In our experience the two biggest culprits of damp in old buildings are cement and modern, synthetic based paints, so if your property is built in the “traditional” manner, as solid composite masonry, and suffering from damp as a result of modern paint coating/s it could well be that stripping the paint may be the only realistic option open to you. What can be said about paint stripping other than for most people, it’s not a job it’s a sentence; as for the rest, they simply avoid it. There are a number of processes for removing paint from masonry walls and each one should be weighed up on its own merits and approached as an exercise in risk/benefit. Regardless of what the paint or surface coating is, the objective will always be the same, to get back to an appropriate surface using the least damaging method available with minimal risk to the operator and surroundings. For information on cleaning methods, outside of paint stripping, see our guide to cleaning rendered walls, stone masonry & brickwork.

Methods of Stripping/Cleaning

The method of stripping paint will fall into one of two basic categories, either chemical or mechanical methods. Mechanical Methods include grit/blast cleaning, high pressure water jets, steam cleaning, wire brushing, needle gunning or other methods involving mechanical abrasion.

Part of the process of paint strippping.

Grit/Blast cleaning

Grit/Blast cleaning uses a range of wet or dry systems with a wide range of abrasive media, from very coarse gritty materials through to fine talc’s, even nut shells. However, water/air-abrasive systems, even at low pressure can all too easily result in damage to the surface beneath, particularly soft brick and stonework. There are too few contractors out there who have a sufficient understanding of the damage they are likely to inflict on traditional masonry structures from an all too often heavy handed approach many have when carrying out this kind of work. Other forms of mechanical abrasion need to be carefully considered but are unlikely to be effective and nuisance free. However, if there is limewash under the modern coating then the use of an air or electric powered needle gun may sometimes be worth exploring. A needle gun is a potentially damaging tool but used diligently at a pressure to suit the material needing to be removed it can be very effective. But like any other power tool, use skilfully and with care to avoid any damage.
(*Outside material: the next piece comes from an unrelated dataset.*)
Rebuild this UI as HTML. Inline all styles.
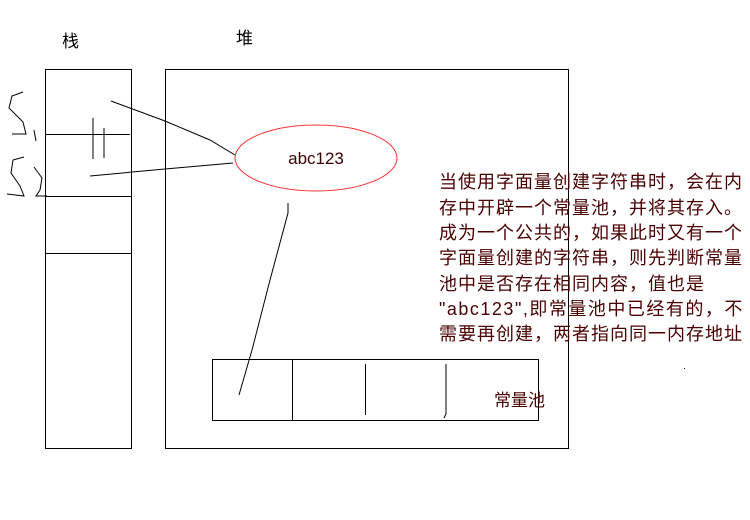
<!DOCTYPE html>
<html><head><meta charset="utf-8"><style>
body{margin:0;background:#fff;}
svg{display:block}
.t{font-family:"Liberation Sans","Noto Sans CJK SC",sans-serif;}
</style></head><body>
<svg width="750" height="520" xmlns="http://www.w3.org/2000/svg">
<g fill="none" stroke="#000" stroke-width="1">
<rect x="45.5" y="69.5" width="86" height="379"/>
<line x1="45" y1="134.5" x2="130" y2="134.5"/>
<line x1="45" y1="196.5" x2="132" y2="196.5"/>
<line x1="45" y1="253.5" x2="131" y2="253.5"/>
<rect x="165.5" y="69.5" width="403" height="379"/>
<rect x="212.5" y="359.5" width="326" height="61"/>
<line x1="292.5" y1="360" x2="292.5" y2="420"/>
<line x1="365.5" y1="364" x2="365.5" y2="415"/>
<path d="M446 364 L446 414 L444 418"/>
<path d="M111 101 L165 121 L210 140 L235 155"/>
<path d="M90 176 L165 169 L233 163"/>
<path d="M288 203 L288 213 L270 280 L252 350 L239 395"/>
<path d="M93 118 L93 159 M104 128 L104 158"/>
<path d="M23 92 L12 96 L9 108 L23 122 L26 134 L12 134 M34 130 L36 141"/>
<path d="M24 157 L13 160 L11 173 L20 186 L24 196 L7 194 M34 167 L42 178 L40 190 L36 196 L47 196"/>
</g>
<ellipse cx="316" cy="158" rx="81" ry="33" fill="none" stroke="#f33" stroke-width="1"/>
<text x="316" y="164" text-anchor="middle" class="t" font-size="17" fill="#3a0000">abc123</text>
<text x="62" y="47" class="t" font-size="17" fill="#000">栈</text>
<text x="236" y="44" class="t" font-size="17" fill="#000">堆</text>
<text x="494" y="406" class="t" font-size="17" fill="#4a0000">常量池</text>
<g class="t" font-size="18" fill="#4a0000" letter-spacing="1">
<text x="439" y="188">当使用字面量创建字符串时，会在内</text>
<text x="439" y="214">存中开辟一个常量池，并将其存入。</text>
<text x="439" y="239">成为一个公共的，如果此时又有一个</text>
<text x="439" y="264">字面量创建的字符串，则先判断常量</text>
<text x="439" y="290">池中是否存在相同内容，值也是</text>
<text x="439" y="315" letter-spacing="1.5">"abc123",即常量池中已经有的，不</text>
<text x="439" y="340">需要再创建，两者指向同一内存地址</text>
</g>
<rect x="684" y="368" width="1" height="1" fill="#000"/>
</svg>
</body></html>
High Pressure Water Cleaning

High Pressure water cleaning is unlikely to be very effective, and could easily result in setting up its own problems from the amount of water delivered into the fabric; bearing in mind that water is the engine of decay. However, systems such as DOFF which rely on a combination of high temperature steam at high pressure are very effective on modern heat pliable paint surfaces; heat from the steam softens the paint, with the high pressure delivery assisting the removal of the paint film, while greatly reducing the volume of liquid applied onto the wall surface. That said from my experience the process can be messy and the equipment somewhat temperamental and as such not a cheap operation.

Chemical Removal

Chemical solutions are based on dissolving the paint with the use of chemical formulations. While these can be a very effective method for removal, there have been widespread concerns around the world in recent years regarding the cocktail of chemicals used within the differing products. Such concerns resulted in the European Union banning the use of DCM’s (Di-Chloromethane) in products sold to the public. *DCM has been classified as a Category 3 carcinogen in the European Community.

Cornish Lime stock an extensive range of DCM free paint strippers and anti-graffiti products; produced by Scheidel one of Germany’s leading manufacturers in this field, who have been producing DCM free paint stripping products since the late 1960’s.
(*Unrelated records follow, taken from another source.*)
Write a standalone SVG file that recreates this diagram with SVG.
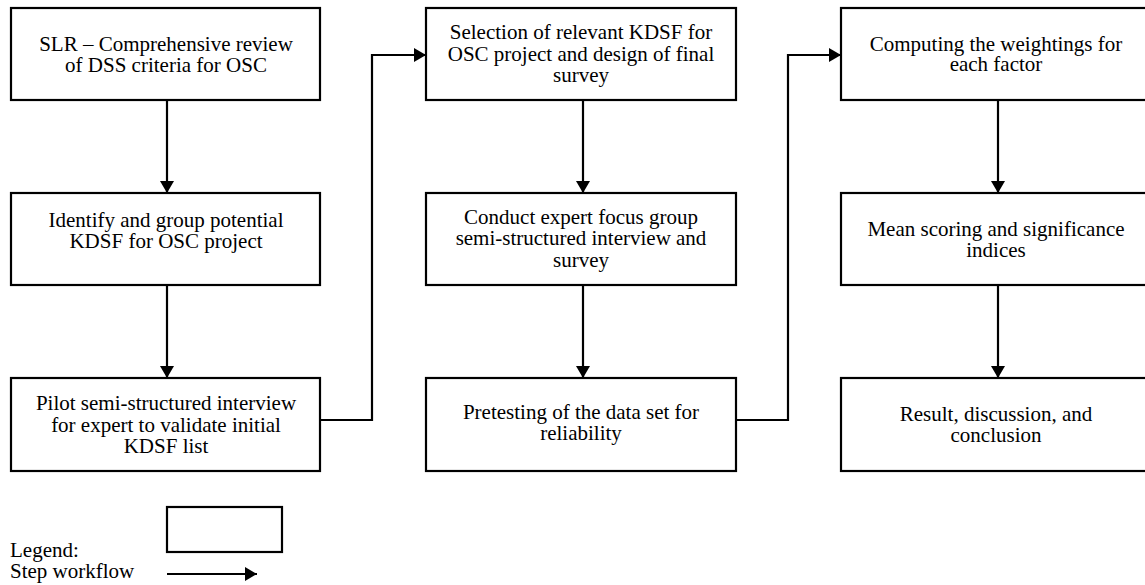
<svg xmlns="http://www.w3.org/2000/svg" width="1145" height="585" viewBox="0 0 1145 585">
<style>
.box{fill:#fff;stroke:#000;stroke-width:2.2}
.c{fill:none;stroke:#000;stroke-width:2.2}
</style>
<defs>
<marker id="ah" markerWidth="14" markerHeight="14" refX="12" refY="7" orient="auto" markerUnits="userSpaceOnUse">
<path d="M0,0 L12,7 L0,14 Z" fill="#000"/>
</marker>
</defs>
<rect width="1145" height="585" fill="#fff"/>
<g id="connectors">
<path class="c" d="M167,100 V193" marker-end="url(#ah)"/>
<path class="c" d="M167,285 V378" marker-end="url(#ah)"/>
<path class="c" d="M320,420 H372 V55 H426" marker-end="url(#ah)"/>
<path class="c" d="M583,100 V193" marker-end="url(#ah)"/>
<path class="c" d="M583,285 V378" marker-end="url(#ah)"/>
<path class="c" d="M736,420 H788 V55 H841" marker-end="url(#ah)"/>
<path class="c" d="M998,100 V193" marker-end="url(#ah)"/>
<path class="c" d="M998,285 V378" marker-end="url(#ah)"/>
</g>
<g font-family="'Liberation Serif', 'Times New Roman', serif" font-size="21" fill="#000" text-anchor="middle">
<g id="n1"><rect class="box" x="11" y="8" width="309" height="92"/>
<text x="166" y="51">SLR – Comprehensive review</text>
<text x="166" y="72">of DSS criteria for OSC</text></g>
<g id="n2"><rect class="box" x="11" y="193" width="309" height="92"/>
<text x="166" y="227">Identify and group potential</text>
<text x="166" y="248">KDSF for OSC project</text></g>
<g id="n3"><rect class="box" x="11" y="378" width="309" height="93"/>
<text x="166" y="410">Pilot semi-structured interview</text>
<text x="166" y="432">for expert to validate initial</text>
<text x="166" y="453">KDSF list</text></g>
<g id="n4"><rect class="box" x="426" y="8" width="310" height="92"/>
<text x="581" y="39">Selection of relevant KDSF for</text>
<text x="581" y="61">OSC project and design of final</text>
<text x="581" y="82">survey</text></g>
<g id="n5"><rect class="box" x="426" y="193" width="310" height="92"/>
<text x="581" y="224">Conduct expert focus group</text>
<text x="581" y="245">semi-structured interview and</text>
<text x="581" y="267">survey</text></g>
<g id="n6"><rect class="box" x="426" y="378" width="310" height="93"/>
<text x="581" y="419">Pretesting of the data set for</text>
<text x="581" y="440">reliability</text></g>
<g id="n7"><rect class="box" x="841" y="8" width="310" height="92"/>
<text x="996" y="51">Computing the weightings for</text>
<text x="996" y="71">each factor</text></g>
<g id="n8"><rect class="box" x="841" y="193" width="310" height="92"/>
<text x="996" y="236">Mean scoring and significance</text>
<text x="996" y="257">indices</text></g>
<g id="n9"><rect class="box" x="841" y="378" width="310" height="93"/>
<text x="996" y="421">Result, discussion, and</text>
<text x="996" y="442">conclusion</text></g>
</g>
<g id="legend" font-family="'Liberation Serif', 'Times New Roman', serif" font-size="21" fill="#000">
<rect class="box" x="167" y="507" width="115" height="45"/>
<text x="10" y="557">Legend:</text>
<text x="10" y="578">Step workflow</text>
<path class="c" d="M167,574 H257" marker-end="url(#ah)"/>
</g>
</svg>
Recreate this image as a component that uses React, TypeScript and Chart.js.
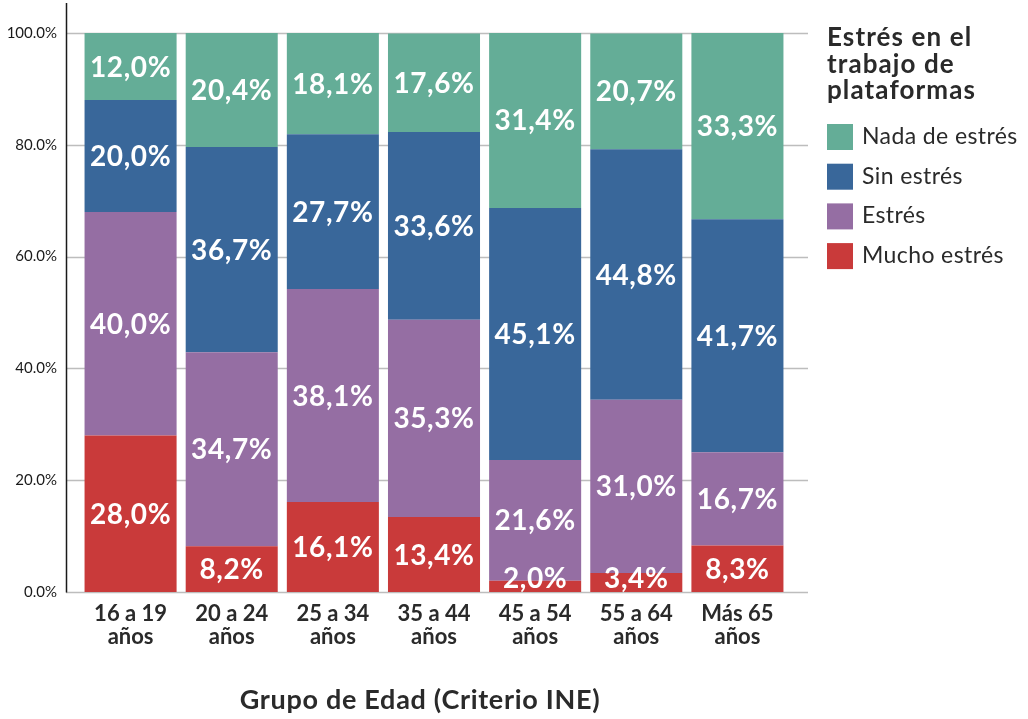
import React, { useEffect, useRef } from "react";
import { Chart, registerables } from "chart.js";

Chart.register(...registerables);

// Age groups (two-line tick labels)
const categories: string[][] = [
  ["16 a 19", "años"],
  ["20 a 24", "años"],
  ["25 a 34", "años"],
  ["35 a 44", "años"],
  ["45 a 54", "años"],
  ["55 a 64", "años"],
  ["Más 65", "años"],
];

// Percentages per stress level (stacked bottom to top)
const muchoEstres = [28.0, 8.2, 16.1, 13.4, 2.0, 3.4, 8.3];
const estres = [40.0, 34.7, 38.1, 35.3, 21.6, 31.0, 16.7];
const sinEstres = [20.0, 36.7, 27.7, 33.6, 45.1, 44.8, 41.7];
const nadaEstres = [12.0, 20.4, 18.1, 17.6, 31.4, 20.7, 33.3];

const seriesNames = ["Mucho estrés", "Estrés", "Sin estrés", "Nada de estrés"];
const seriesColors = ["#C93A3A", "#956EA3", "#39679A", "#64AD97"];

const yTicks = [0, 20, 40, 60, 80, 100];
const legendTitle = ["Estrés en el", "trabajo de", "plataformas"];
const axisTitle = "Grupo de Edad (Criterio INE)";

const FONT = "Lato, 'Open Sans', sans-serif";
const TEXT = "#2a2a2a";

const fmt = (v: number) => v.toFixed(1).replace(".", ",") + "%";

const setSpacing = (ctx: any, px: number) => {
  if ("letterSpacing" in ctx) ctx.letterSpacing = `${px}px`;
};

const decorPlugin = {
  id: "decor",
  beforeDatasetsDraw(chart: any) {
    const { ctx, chartArea, scales } = chart;
    const y = scales.y;
    ctx.save();
    ctx.strokeStyle = "#bdbdbd";
    ctx.lineWidth = 1.5;
    yTicks.forEach((t) => {
      const py = Math.round(y.getPixelForValue(t)) + 0.5;
      ctx.beginPath();
      ctx.moveTo(66, py);
      ctx.lineTo(808, py);
      ctx.stroke();
    });
    ctx.strokeStyle = "#1a1a1a";
    ctx.beginPath();
    ctx.moveTo(66.5, 3);
    ctx.lineTo(66.5, chartArea.bottom + 0.5);
    ctx.stroke();
    ctx.restore();
  },
  afterDatasetsDraw(chart: any) {
    const { ctx, chartArea } = chart;
    ctx.save();
    ctx.fillStyle = "#ffffff";
    ctx.font = `bold 28px ${FONT}`;
    setSpacing(ctx, 0.6);
    ctx.textAlign = "center";
    ctx.textBaseline = "middle";
    chart.data.datasets.forEach((ds: any, di: number) => {
      const meta = chart.getDatasetMeta(di);
      meta.data.forEach((bar: any, i: number) => {
        const v = ds.data[i];
        const top = Math.min(bar.y, bar.base);
        const bottom = Math.max(bar.y, bar.base);
        let cy = (top + bottom) / 2;
        cy = Math.min(cy, chartArea.bottom - 14);
        ctx.fillText(fmt(v), bar.x, cy + 1);
      });
    });
    ctx.restore();
  },
  afterDraw(chart: any) {
    const { ctx } = chart;
    ctx.save();
    // Legend title
    ctx.fillStyle = TEXT;
    ctx.textAlign = "left";
    ctx.textBaseline = "alphabetic";
    ctx.font = `bold 26px ${FONT}`;
    setSpacing(ctx, 1.1);
    legendTitle.forEach((line, i) => {
      ctx.fillText(line, 827, 46 + i * 26.5);
    });
    // Legend items, top of stack first
    ctx.font = `23px ${FONT}`;
    setSpacing(ctx, 0.4);
    for (let k = 0; k < seriesNames.length; k++) {
      const idx = seriesNames.length - 1 - k;
      const top = 124 + k * 39.7;
      ctx.fillStyle = seriesColors[idx];
      ctx.fillRect(827, top, 26, 26);
      ctx.fillStyle = TEXT;
      ctx.fillText(seriesNames[idx], 862, top + 20);
    }
    // X axis title
    ctx.font = `bold 27px ${FONT}`;
    setSpacing(ctx, 0.7);
    ctx.textAlign = "center";
    ctx.fillText(axisTitle, 420, 709);
    ctx.restore();
  },
};

export default function App() {
  const canvasRef = useRef<HTMLCanvasElement | null>(null);

  useEffect(() => {
    document.body.style.margin = "0";
    const canvas = canvasRef.current;
    if (!canvas) return;
    const seriesData = [muchoEstres, estres, sinEstres, nadaEstres];
    const chart = new Chart(canvas, {
      type: "bar",
      data: {
        labels: categories,
        datasets: seriesNames.map((name, i) => ({
          label: name,
          data: seriesData[i],
          backgroundColor: seriesColors[i],
          borderWidth: 0,
          barPercentage: 0.91,
          categoryPercentage: 1,
        })),
      },
      options: {
        responsive: false,
        animation: false,
        layout: { padding: { top: 33, right: 240, bottom: 0, left: 0 } },
        plugins: {
          legend: { display: false },
          tooltip: { enabled: false },
        },
        scales: {
          x: {
            stacked: true,
            grid: { display: false },
            border: { display: false },
            ticks: {
              color: TEXT,
              font: { family: FONT, size: 22, weight: "bold", lineHeight: 1.05 },
              padding: 2,
              maxRotation: 0,
            },
            afterFit: (scale: any) => {
              scale.height = 127;
            },
          },
          y: {
            stacked: true,
            min: 0,
            max: 100,
            grid: { display: false, drawTicks: false },
            border: { display: false },
            ticks: {
              stepSize: 20,
              padding: 23,
              color: "#1a1a1a",
              font: { family: FONT, size: 15 },
              callback: (v: any) => Number(v).toFixed(1) + "%",
            },
            afterFit: (scale: any) => {
              scale.width = 80;
            },
          },
        },
      },
      plugins: [decorPlugin],
    });
    return () => chart.destroy();
  }, []);

  return (
    <div style={{ width: 1028, height: 719 }}>
      <canvas ref={canvasRef} width={1028} height={719} />
    </div>
  );
}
There are many types of chemical stripper with the more aggressive potions sometimes acting instantaneously while others such as the Scheidel range, applied as a poultice, pasted onto the surface breaking down the paints binders facilitating later removal by scraper or water cleaning, normally after 24 hrs. The Company has an extensive product range to suit a wide range of paint products and our work to date with these products has been very encouraging.

Paint removal is not an exact science given the wide range of paints available or the number of coats that have been applied. As such it will be difficult to state which product from the Scheidel range will yield the best results and as such we advocate sample trials to determine the most economical outcome and the following is a brief synopsis advising how we carry out such trials.

Sample Trials

Our experience to date working with Scheidel products here in the UK to remove masonry and other synthetic paints has determined the two most effective products are the Asur and SG94. Both products are CHC-free (chlorinated hydrocarbon) and work on the basis of slowly exhaling esters and other special solvents that break down the paints binders. These two products are very different in terms of their composition, performance characteristics and price, and exactly which one or how much product will be required are almost impossible to predict and the best way of establishing a clearer indication to those two points would be to carry out in-situ trials as a control measure using as many sample areas as practically possible.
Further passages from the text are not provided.